Después del ’59, el cubano aprendió a comer pizza y yogurt. La pizza tuvo éxito mundial después de la II Guerra. ¿O fue por la emigración italiana a Norteamérica? Dice la Wikipedia que los armenios venden yogurt en Nueva York desde 1929, aunque para mi que su popularidad en Cuba la trajeron los rusos y los becarios cubanos. En fin, que a todo el mundo en Cuba le gusta comer pizza, pero durante el Periodo Especial no se encontraba; o sea, que yo estaba ansioso de pizza. Fuimos a una pizzería y los empleados se quedaron embelesados con nuestra manera de comerla y el tamaño de nuestras porciones (allá se comen estrechos sectores: es comida de jóvenes y gente chic, al revés de acá, que se ha vuelto plebeya) Éramos un espectáculo diario. Conocimos a un señor muy generoso llamado Agustín, que nos invitó a su casa a comer T-bone. Yo nunca había comido ese tipo de carne tan grande y consistente. Salí con dolor en las encías. Es que hace rato no masticas.

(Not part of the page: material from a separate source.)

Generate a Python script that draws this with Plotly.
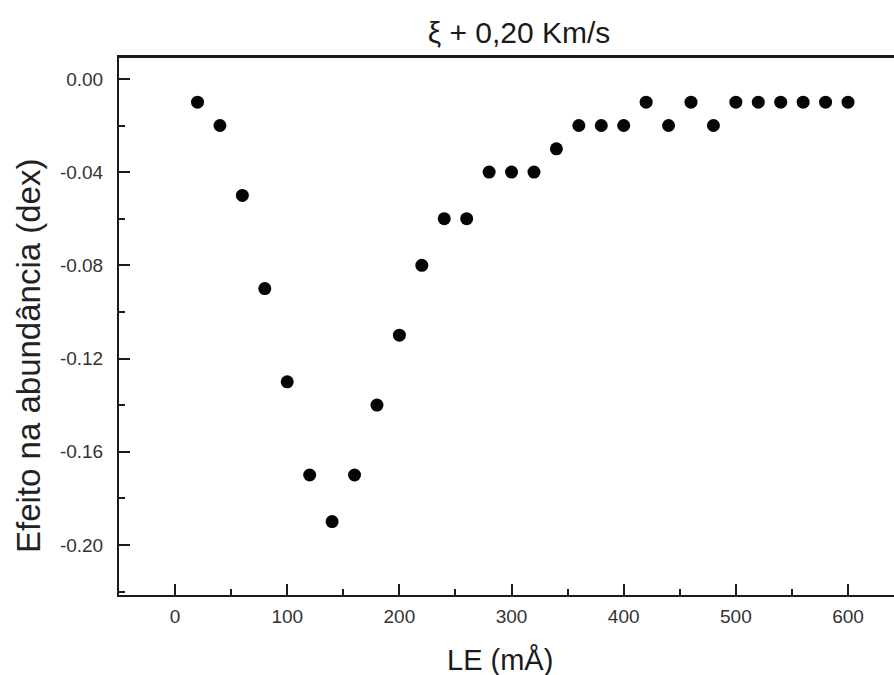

La esposa de este señor, llamada Nefer, nos consiguió los permisos de entrada al país: aprovechamos para agradecerle.

Una de nuestras primeras visitas fue a casa de un puertorriqueño muy amable que conocí en La Minerva por vía de Abelardo. Me había comprado una “comadrita de medallón”,  genuina y muy barata. Vivía en el exclusivo barrio de Arroyo Hondo. Era una bonita residencia, decorada con buen gusto, que tenía criados y jardines. Prácticamente acabábamos de llegar, y estábamos con diez varas de hambre de Período Especial cubano y sin dinero. Yo estaba seguro de que nos invitaría a almorzar y los olores que venían de la cocina confirmaban mi suposición. Al poco rato sacó unos bellos zapatos deportivos y nos invitó “a caminar”; yo asentí sorprendido, e intuí que tenía otros planes. El señor acostumbraba marchar varios kilómetros diarios como ejercicio y ése día  lo acompañamos bajo el sol del medio día y con zapatos “de salir”. Recorríamos un largo parque, mientras su chofer, nos seguía por la avenida. A los tres cuartos de hora terminó la marcha: el auto lo regresó a su casa –en medio de mi decepción- y luego tuvo la amabilidad de devolvernos al Colegio Dominicano. Desde entonces no hago cuentas con la supuesta generosidad ajena –cada quien tiene sus planes y su vida-. Más vale esperar la invitación más dos insistencias. Caso de que no lleguen, debemos tener un plan B.